Le premier sentiment qu’on a en ouvrant Maître et chien est mitigé : pour être présenté par l’éditeur comme figurant désormais au « panthéon des œuvres littéraires composées à la gloire de nos animaux de compagnie », le livre suscite un certain sentiment de malaise. Non pas que le lecteur soit fondé à contester sa prétendue place parmi d’autres du même rayon : on consent volontiers à croire que ces pages tenant de la confidence anthropomorphique sur fond de braconnage canin y firent aisément un jour bonne figure. Ce qui gêne tient peut-être plus généralement à l’idée que de toute façon n’importe quel document retrouvé au fond d’un tiroir d’écrivain commanderait d’abord, au-delà de toute objectivité, le respect sinon la vénération, et quelle que soit la raison qu’aurait eue l’auteur de ne pas lui donner son imprimatur. Il apparaît bien pourtant que nous ne sommes pas en présence d’une œuvre posthume puisque ce texte fut inséré jadis dans un volume que Grasset publia sous le titre de Sang royal et qui comprenait, en outre, un bref récit intitulé Désordre. Alors, d’où vient l’embarras du lecteur ?

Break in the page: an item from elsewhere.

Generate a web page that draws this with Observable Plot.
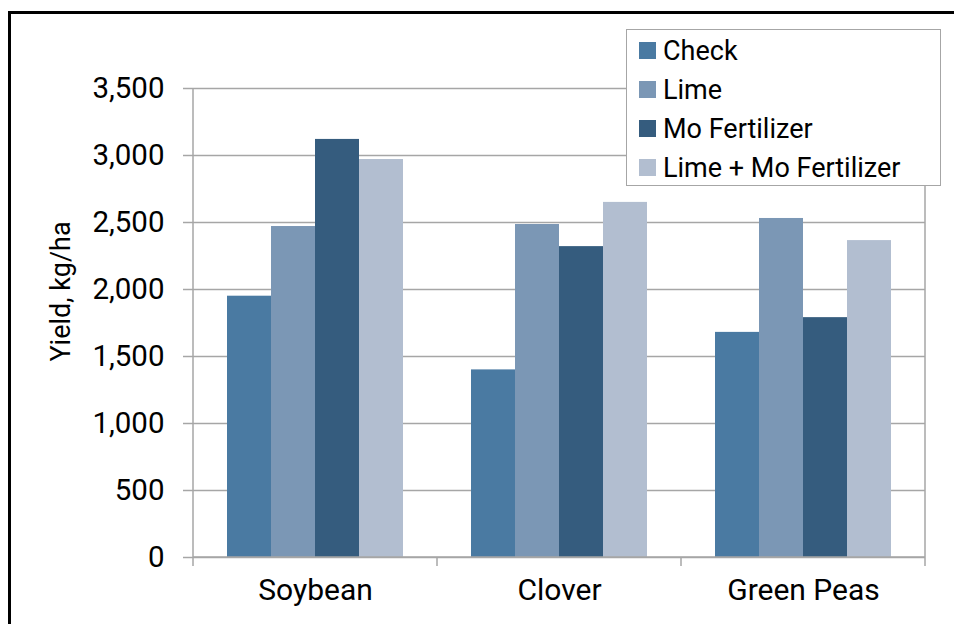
<!DOCTYPE html>
<html>
<head>
<meta charset="utf-8">
<script src="https://cdn.jsdelivr.net/npm/d3@7"></script>
<script src="https://cdn.jsdelivr.net/npm/@observablehq/plot@0.6"></script>
<style>
  html, body { margin: 0; padding: 0; background: #fff; overflow: hidden; }
  #wrap { position: relative; width: 954px; height: 624px; font-family: Roboto, sans-serif; }
  #border { position: absolute; left: 8px; top: 11px; width: 960px; height: 640px; border-top: 3px solid #000; border-left: 3px solid #000; box-sizing: border-box; }
  #chart { position: absolute; left: 0; top: 0; }
  #legend { position: absolute; left: 626px; top: 29px; width: 315px; height: 157px; box-sizing: border-box;
            border: 1.5px solid #a6a6a6; background: #fff; padding-top: 1px; }
  .row { height: 39px; display: flex; align-items: center; font-size: 27px; color: #000; }
  .sw { width: 17px; height: 17px; margin-left: 12px; margin-right: 7px; flex: none; }
</style>
</head>
<body>
<div id="wrap">
  <div id="border"></div>
  <div id="chart"></div>
  <div id="legend"></div>
</div>
<script>
const crops = ["Soybean", "Clover", "Green Peas"];
const treatments = ["Check", "Lime", "Mo Fertilizer", "Lime + Mo Fertilizer"];
const checkValues = [1950, 1400, 1680];
const limeValues = [2470, 2485, 2530];
const moValues = [3120, 2320, 1790];
const limeMoValues = [2970, 2650, 2365];
const yTicks = [0, 500, 1000, 1500, 2000, 2500, 3000, 3500];
const colors = ["#4a7aa2", "#7b97b5", "#355c7e", "#b2bed0"];
const yLabel = "Yield, kg/ha";

const series = [checkValues, limeValues, moValues, limeMoValues];
const data = crops.flatMap((c, i) => treatments.map((t, j) => ({crop: c, treatment: t, value: series[j][i]})));

const grey = "#a6a6a6";
const chart = Plot.plot({
  width: 954,
  height: 624,
  marginLeft: 192,
  marginRight: 29,
  marginTop: 88,
  marginBottom: 67,
  style: {fontFamily: "Roboto, sans-serif", fontSize: "28px", color: "#000", background: "transparent", overflow: "visible"},
  fx: {domain: crops, padding: 0, label: null},
  x: {domain: treatments, paddingInner: 0, paddingOuter: 0.75, axis: null},
  y: {domain: [0, 3500], label: null},
  color: {domain: treatments, range: colors},
  marks: [
    Plot.gridY(yTicks, {stroke: grey, strokeOpacity: 1, strokeWidth: 1.5}),
    Plot.barY(data, {fx: "crop", x: "treatment", y: "value", fill: "treatment"}),
    Plot.axisY(yTicks, {tickSize: 10, tickPadding: 19, tickFormat: d3.format(","), stroke: grey, strokeOpacity: 1, strokeWidth: 1.5, label: null, fontSize: 29.5, fill: "#000"}),
    Plot.axisFx({anchor: "bottom", tickSize: 0, tickPadding: 21, label: null, fontSize: 30, fill: "#000"})
  ]
});
document.getElementById("chart").appendChild(chart);

// axis lines & category boundary ticks from the scales
const y = chart.scale("y");
const fx = chart.scale("fx");
const y0 = y.apply(0), yTop = y.apply(3500);
const lefts = crops.map(c => fx.apply(c));
const right = fx.apply(crops[crops.length - 1]) + fx.bandwidth;
const svg = d3.select(chart);
const g = svg.append("g").attr("stroke", grey).attr("stroke-width", 1.5);
g.append("line").attr("x1", lefts[0]).attr("x2", lefts[0]).attr("y1", yTop).attr("y2", y0 + 9);
g.append("line").attr("x1", right).attr("x2", right).attr("y1", yTop).attr("y2", y0 + 9);
g.append("line").attr("x1", lefts[0]).attr("x2", right).attr("y1", y0).attr("y2", y0);
lefts.slice(1).forEach(x => g.append("line").attr("x1", x).attr("x2", x).attr("y1", y0).attr("y2", y0 + 9));
svg.append("text")
  .attr("transform", `translate(70,${(y0 + yTop) / 2 - 31}) rotate(-90)`)
  .attr("text-anchor", "middle")
  .attr("font-size", 27)
  .attr("fill", "#000")
  .text(yLabel);

// legend
const legend = d3.select("#legend");
treatments.forEach((t, i) => {
  const row = legend.append("div").attr("class", "row");
  row.append("div").attr("class", "sw").style("background", colors[i]);
  row.append("span").text(t);
});
</script>
</body>
</html>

Celui-ci y admire assurément l’excellence d’une langue collant toujours à son propos : conter par le menu les relations que l’auteur eut avec Bauschan, un chien d’arrêt d’origine incertaine acquis sans grande conviction par les Mann auprès de particuliers moyennant quelques pfennigs. Aucun détail, à ce sujet, ne nous est épargné pour que chacune des parties de chasse quotidiennes racontées dans ces pages rende compte le plus exactement possible des capacités dont la Providence a doté le cher animal, ou plutôt de ses bévues et de l’inévitable ridicule qui en découle aux yeux de son maître. Et peut-être est-ce cela, en définitive, qui explique la difficulté à suivre cette confidence avec un plaisir sans mélange : cette insistance fâcheuse à relever ce qui d’un chien sans race officielle semble le plus insupportable au dandy hautement civilisé et raffiné que Thomas Mann tient souvent à rappeler qu’il fut. Il n’est jusqu’à l’épisode évoquant sur le tard une maladie dont souffrit son compagnon qui n’ajoute à la somme des défauts toujours signalés en regard des mérites prêtés aux sujets de race authentique !
Nul doute pourtant qu’il s’agisse, ici, du « récit d’une passion » : mais quand Thomas Mann entendait y borner son principal dessein, nous lisons, au final, une suite de variations sans humour sur le thème des difficultés d’un esprit à vivre sans arrière-pensée le postulat de tolérance qu’il avait jusqu’alors mis en exergue à tous ses écrits. Mais il est vrai aussi que ce livre n’entendait pas nous parler d’humanisme. Il reste que nous y retrouvons toutes les ambiguïtés d’un intellectuel parvenant mal à se départir d’un conservatisme qui lui était inné. Maître et chien présentera de ce point de vue un intérêt inattendu pour qui s’interrogerait sur sa réelle nécessité.